- Born: Lidia Drahomanova 17 October 1866 Kyiv, Russian Empire
- Died: 7 February 1937 (aged 71) Sofia, Bulgaria
- Other names: Lydia Mikhailovna Shishmanova, Lydia Chichmanov, Lydia Schischmanoff, Lydia Schischmanov
- Citizenship: Bulgarian
- Known for: writer and journalist
- Spouse: Ivan Shishmanov
- Father: Mykhailo Drahomanov

= Lidia Shishmanova =

Ukrainian and bulgarian writer and journalist

Lidia Shishmanova (17 October 1866 - 7 February 1937) was a Ukrainian and Bulgarian writer, journalist, theatre and music critic, translator and social activist.

==Early life and family==
Lidia Shishmanova was born Lidia Drahomanova, on 17 October 1866 in Kiev, Ukraine. Her father was a philosopher, historian, and folklorist Professor Mykhailo Drahomanov, and her mother a famous actress, Ludmila Drahomanova. Having received an education including other Western European languages, as well as theatre and music, Lidia also travelled extensively with her parents. She received a degree from the Faculty of Philology of the University of Geneva. On 28 December 1888, she married Ivan Shishmanov. They had one son, Dimitar Shishmanov. The couple moved to Bulgaria in 1889, where Shishmanova established herself as an active public figure in the areas of women's rights, the development of Bulgarian art and culture and presenting the cause of Bulgaria in Europe after the Balkan Wars.

==Writings and activism==
Their home in Sofia became one of the main meeting places for Bulgarian intellectuals and those engaged in strengthening Bulgarian-Ukrainian relations. Amongst the visitors to their home were Ivan Vazov, Aleko Konstantinov, Ivan Radoslavov, and Michael Arnaoudov. In 1896, Shishmanova published a book in France as part of series entitled A collection of folk songs and tales. The series collected folk tales, songs and myths less studied or researched nations and ethnicities. She wrote for other Bulgarian publications such as Bulgarian review, Freedom of opinion, Bulgarian collection, Peace, Journal of Women, and Women's Voice. She wrote in Ukrainian for Ukraine, Rada, Dilo and New Ukraine. These pieces were reviews of theatre and music scene in Bulgaria and abroad.

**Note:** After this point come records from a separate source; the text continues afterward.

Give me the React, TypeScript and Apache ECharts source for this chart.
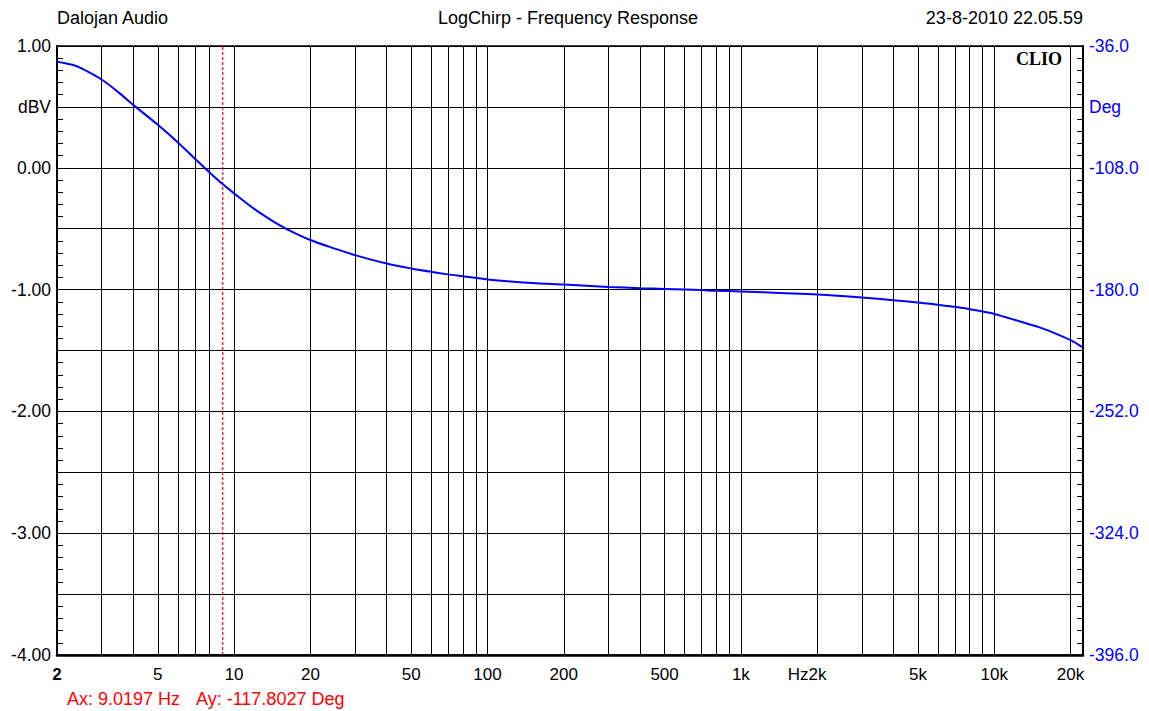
import React, { useEffect, useRef } from "react";
import * as echarts from "echarts";

// Phase curve (degrees), vs frequency (Hz)
const freqHz = [
  2, 2.3, 2.5, 3, 3.5, 4, 5, 6, 7, 8, 9, 10, 12, 14, 16, 20, 25, 30, 40, 50,
  60, 70, 80, 100, 150, 200, 300, 400, 500, 600, 700, 800, 1000, 1500, 2000,
  3000, 4000, 5000, 6000, 7000, 8000, 9000, 10000, 12000, 15000, 17000, 20000,
  22400,
];
const phaseDeg = [
  -45.3, -47.1, -49.2, -55.8, -63.4, -70.8, -82.6, -93.0, -102.6, -110.8,
  -117.6, -123.1, -132.3, -138.9, -143.9, -150.7, -155.8, -159.6, -164.6,
  -167.5, -169.5, -171.0, -172.1, -174.0, -176.1, -177.0, -178.4, -179.2,
  -179.6, -179.9, -180.3, -180.7, -181.1, -182.1, -182.9, -184.7, -186.3,
  -187.6, -189.0, -190.2, -191.6, -193.0, -194.4, -197.8, -202.2, -205.3,
  -209.9, -214.2,
];

// Vertical grid lines (log frequency); 9 Hz is covered by the cursor line
const gridFreqs = [
  2, 3, 4, 5, 6, 7, 8, 10, 20, 30, 40, 50, 60, 70, 80, 90, 100, 200, 300,
  400, 500, 600, 700, 800, 900, 1000, 2000, 3000, 4000, 5000, 6000, 7000, 8000,
  9000, 10000, 20000,
];
const labelFreqs = [2, 5, 10, 20, 50, 100, 200, 500, 1000, 2000, 5000, 10000, 20000];
const labelTexts = ["2", "5", "10", "20", "50", "100", "200", "500", "1k", "Hz2k", "5k", "10k", "20k"];

const cursorHz = 9.0197;
const cursorSpanDeg = [-396, -36];
const cursorText1 = "Ax: 9.0197 Hz";
const cursorText2 = "Ay: -117.8027 Deg";

const titleLeft = "Dalojan Audio";
const titleCenter = "LogChirp - Frequency Response";
const titleRight = "23-8-2010 22.05.59";
const brand = "CLIO";

const FONT = "'Liberation Sans', Arial, sans-serif";

export default function App() {
  const ref = useRef<HTMLDivElement>(null);

  useEffect(() => {
    if (!ref.current) return;
    const chart = echarts.init(ref.current, undefined, { renderer: "svg" });

    const gridLineData: any[] = gridFreqs.map((f) => {
      const idx = labelFreqs.indexOf(f);
      const has = idx >= 0;
      return {
        xAxis: f,
        label: has
          ? {
              show: true,
              position: "start",
              distance: 11,
              formatter: labelTexts[idx],
              color: "#000",
              fontSize: 17,
              fontFamily: FONT,
              fontWeight: f === 2 ? "bold" : "normal",
              padding: labelTexts[idx] === "Hz2k" ? [0, 20, 0, 0] : 0,
            }
          : { show: false },
      };
    });

    const points = freqHz.map((f, i) => [f, phaseDeg[i]]);
    const cursorPoints = cursorSpanDeg.map((d) => [cursorHz, d]);

    chart.setOption({
      animation: false,
      backgroundColor: "#fff",
      grid: {
        left: 57,
        right: 66,
        top: 46,
        bottom: 56,
        show: true,
        borderColor: "#000",
        borderWidth: 1.5,
        backgroundColor: "transparent",
      },
      xAxis: {
        type: "log",
        logBase: 10,
        min: 2,
        max: 22400,
        axisLine: { show: true, onZero: false, lineStyle: { color: "#000", width: 2.5 } },
        axisTick: { show: false },
        axisLabel: { show: false },
        splitLine: { show: false },
      },
      yAxis: [
        {
          type: "value",
          position: "left",
          min: -4,
          max: 1,
          interval: 0.5,
          axisLine: { show: true, onZero: false, lineStyle: { color: "#000", width: 2 } },
          axisTick: { show: true, inside: true, length: 6, lineStyle: { color: "#000" } },
          minorTick: { show: true, splitNumber: 5, length: 6, lineStyle: { color: "#000" } },
          splitLine: { show: true, lineStyle: { color: "#000", width: 1 } },
          axisLabel: {
            color: "#000",
            fontSize: 17.5,
            fontFamily: FONT,
            margin: 6,
            formatter: (v: number) => {
              if (Math.abs(v - 0.5) < 1e-6) return "dBV";
              if (Math.abs(v - Math.round(v)) < 1e-6) return Math.round(v).toFixed(2);
              return "";
            },
          },
        },
        {
          type: "value",
          position: "right",
          min: -396,
          max: -36,
          interval: 36,
          axisLine: { show: true, onZero: false, lineStyle: { color: "#000", width: 2 } },
          axisTick: { show: true, inside: true, length: 6, lineStyle: { color: "#000" } },
          minorTick: { show: true, splitNumber: 5, length: 6, lineStyle: { color: "#000" } },
          splitLine: { show: false },
          axisLabel: {
            color: "#0000ff",
            fontSize: 17.5,
            fontFamily: FONT,
            margin: 6,
            formatter: (v: number) => {
              const r = Math.round(v);
              if (r === -72) return "Deg";
              if (r % 72 === -36) return r.toFixed(1);
              return "";
            },
          },
        },
      ],
      graphic: [
        {
          type: "text",
          x: 57,
          y: 18,
          style: {
            text: titleLeft,
            fill: "#000",
            fontSize: 18,
            fontFamily: FONT,
            align: "left",
            verticalAlign: "middle",
          },
        },
        {
          type: "text",
          x: 568,
          y: 18,
          style: {
            text: titleCenter,
            fill: "#000",
            fontSize: 18,
            fontFamily: FONT,
            align: "center",
            verticalAlign: "middle",
          },
        },
        {
          type: "text",
          x: 1083,
          y: 18,
          style: {
            text: titleRight,
            fill: "#000",
            fontSize: 18,
            fontFamily: FONT,
            align: "right",
            verticalAlign: "middle",
          },
        },
        {
          type: "text",
          x: 1062,
          y: 59,
          z: 100,
          style: {
            text: brand,
            fill: "#000",
            fontSize: 18,
            fontWeight: "bold",
            fontFamily: "'Liberation Serif', 'Times New Roman', serif",
            align: "right",
            verticalAlign: "middle",
          },
        },
        {
          type: "text",
          x: 67,
          y: 699,
          style: {
            text: cursorText1,
            fill: "#ff0000",
            fontSize: 18,
            fontFamily: FONT,
            align: "left",
            verticalAlign: "middle",
          },
        },
        {
          type: "text",
          x: 196,
          y: 699,
          style: {
            text: cursorText2,
            fill: "#ff0000",
            fontSize: 18,
            fontFamily: FONT,
            align: "left",
            verticalAlign: "middle",
          },
        },
      ],
      series: [
        {
          type: "line",
          name: "grid",
          xAxisIndex: 0,
          yAxisIndex: 1,
          data: points,
          symbol: "none",
          silent: true,
          z: 1,
          lineStyle: { opacity: 0 },
          markLine: {
            silent: true,
            symbol: ["none", "none"],
            animation: false,
            lineStyle: { color: "#000", width: 1, type: "solid" },
            label: { show: false },
            emphasis: { disabled: true },
            data: gridLineData,
          },
        },
        {
          type: "line",
          name: "cursor",
          xAxisIndex: 0,
          yAxisIndex: 1,
          data: cursorPoints,
          symbol: "none",
          silent: true,
          z: 2,
          color: "#ff0000",
          lineStyle: { color: "#ff0000", width: 1.2, type: [3, 2] },
        },
        {
          type: "line",
          name: "Phase",
          xAxisIndex: 0,
          yAxisIndex: 1,
          data: points,
          symbol: "none",
          smooth: 0.3,
          z: 5,
          lineStyle: { color: "#0000ff", width: 2 },
        },
      ],
    });

    return () => chart.dispose();
  }, []);

  return (
    <div
      ref={ref}
      style={{ position: "fixed", left: 0, top: 0, width: 1149, height: 711, background: "#fff" }}
    />
  );
}
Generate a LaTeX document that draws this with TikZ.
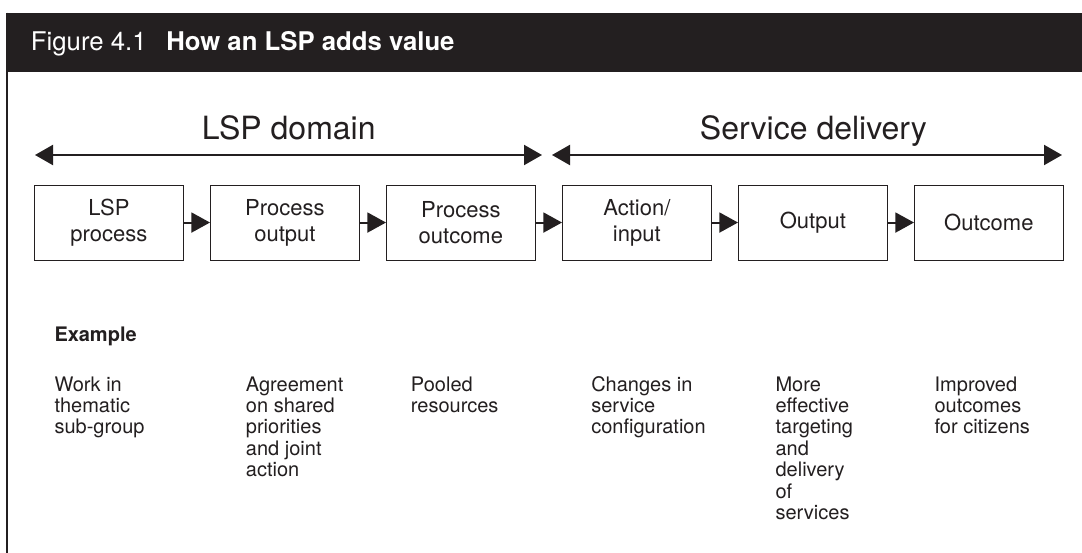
\documentclass[tikz,border=0pt]{standalone}
\usepackage{fontspec}
\setmainfont{TeX Gyre Heros}
\usetikzlibrary{arrows.meta}
\definecolor{ink}{RGB}{35,31,32}
\newcommand\stacklines[1]{\begin{tabular}[t]{@{}l@{}}#1\end{tabular}}
\begin{document}
\begin{tikzpicture}[x=0.75pt,y=-0.75pt,
  stage/.style={draw=ink, line width=0.8pt, minimum width=111.5pt, minimum height=56.25pt,
    inner sep=0pt, align=center, font=\fontsize{16.5}{19.3}\selectfont, text=ink, anchor=north west},
  flow/.style={draw=ink, line width=1.5pt, -{Triangle[length=14pt,width=15pt]}},
  span/.style={draw=ink, line width=1.5pt,
    {Triangle[length=13.5pt,width=15pt]}-{Triangle[length=13.5pt,width=15pt]}},
  heading/.style={font=\fontsize{24}{28}\selectfont, text=ink, anchor=base west, inner sep=0pt},
  titletext/.style={font=\fontsize{19.3}{22}\selectfont, text=white, anchor=base west, inner sep=0pt},
  note/.style={font=\fontsize{15}{16.1}\selectfont, text=ink, anchor=base west, inner sep=0pt}]
\useasboundingbox (0,0) rectangle (1082,553);
\fill[white] (0,0) rectangle (1082,553);
% banner and frame
\fill[ink] (6.7,12.7) rectangle (1082,71.7);
\draw[ink, line width=1.1pt] (7,12.7) -- (7,553);
\node[titletext] (fig) at (30.7,50.7) {Figure 4.1};
\node[titletext, font=\fontsize{19.3}{22}\selectfont\bfseries] (ttl) at (166,50.7) {How an LSP adds value};
% headings
\node[heading] (lsp) at (201.7,139.4) {LSP domain};
\node[heading] (svc) at (699.7,139.4) {Service delivery};
\coordinate (a1) at (35,155);
\coordinate (a2) at (542,155);
\coordinate (b1) at (552,155);
\coordinate (b2) at (1062,155);
\draw[span] (a1) -- (a2);
\draw[span] (b1) -- (b2);
% stages
\node[stage] (s1) at (34,184.5) {LSP\\process};
\node[stage] (s2) at (210,184.5) {Process\\output};
\node[stage] (s3) at (386,184.5) {Process\\outcome};
\node[stage] (s4) at (562,184.5) {Action/\\input};
\node[stage] (s5) at (738,184.5) {Output};
\node[stage] (s6) at (914,184.5) {Outcome};
\draw[flow] (s1.east) -- (s2.west);
\draw[flow] (s2.east) -- (s3.west);
\draw[flow] (s3.east) -- (s4.west);
\draw[flow] (s4.east) -- (s5.west);
\draw[flow] (s5.east) -- (s6.west);
% examples
\node[note, font=\fontsize{15}{16.1}\selectfont\bfseries] (ex) at (54.3,341.7) {Example};
\node[note] (e1) at (54.3,391) {\stacklines{Work in\\thematic\\sub-group}};
\node[note] (e2) at (245.7,391) {\stacklines{Agreement\\on shared\\priorities\\and joint\\action}};
\node[note] (e3) at (410.7,391) {\stacklines{Pooled\\resources}};
\node[note] (e4) at (591,391) {\stacklines{Changes in\\service\\configuration}};
\node[note] (e5) at (775.3,391) {\stacklines{More\\effective\\targeting\\and\\delivery\\of\\services}};
\node[note] (e6) at (934.3,391) {\stacklines{Improved\\outcomes\\for citizens}};
\end{tikzpicture}
\end{document}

Shishmanova wrote for the French newspaper La Bulgarie for many years, promoting Bulgarian culture, literature and arts. She wrote numerous articles on the politics in Bulgaria, Ukraine, the Balkans and Western Europe, as well on the scientific achievements of the time, and on women's rights in Bulgaria. Shishmanova was a member of the Association of Women with Higher Education, was a founder of the Club of the Bulgarian writers in 1930, and the League of English speakers, Society for Peace and Freedom where she served as the vice-president of the Bulgarian section of the International League for Peace and Freedom. She was also a member of the Bulgarian Women's Union and the Society of Esperanto in Bulgaria.

Shishmanova was a member of the board of St Patrick’s Orphanage in Sofia, which was founded by Pierce O'Mahony for Bulgarian orphans and the victims of the Ilinden–Preobrazhenie Uprising from Macedonia and Edirne. She was the vice-president of the first music company based in Sofia. Shishmanova died in Sofia on 7 February 1937.

==Legacy==
Much of the advancement of women's rights in Bulgaria has been attributed to Shishmanova. In response to the then Higher School in Sofia (now Sofia University) not accepting women, she wrote the article The Woman and the university, which advocated for the rights of women to be educated for their own good, and that of wider society. In 1922, she campaigned against the unpopular Labour Service Act which required girls aged 16 to perform community service for a period of six months.

She advocated strongly with others for the development of Bulgarian theatre, aiding in the construction of a special building for the needs of the theatre in Sofia, and organising lectures by specialists before performances to prepare the public with information about the author, themes, or central ideas. Some of the reforms Shishmanova put forward in her articles were then picked up by Ivan Shishmanov during his tenure as Minister of Education in the Office of General Racho Petrov.

Bulgarian poet Dobri Nemirov dedicated a poem to Shishmanova and her legacy.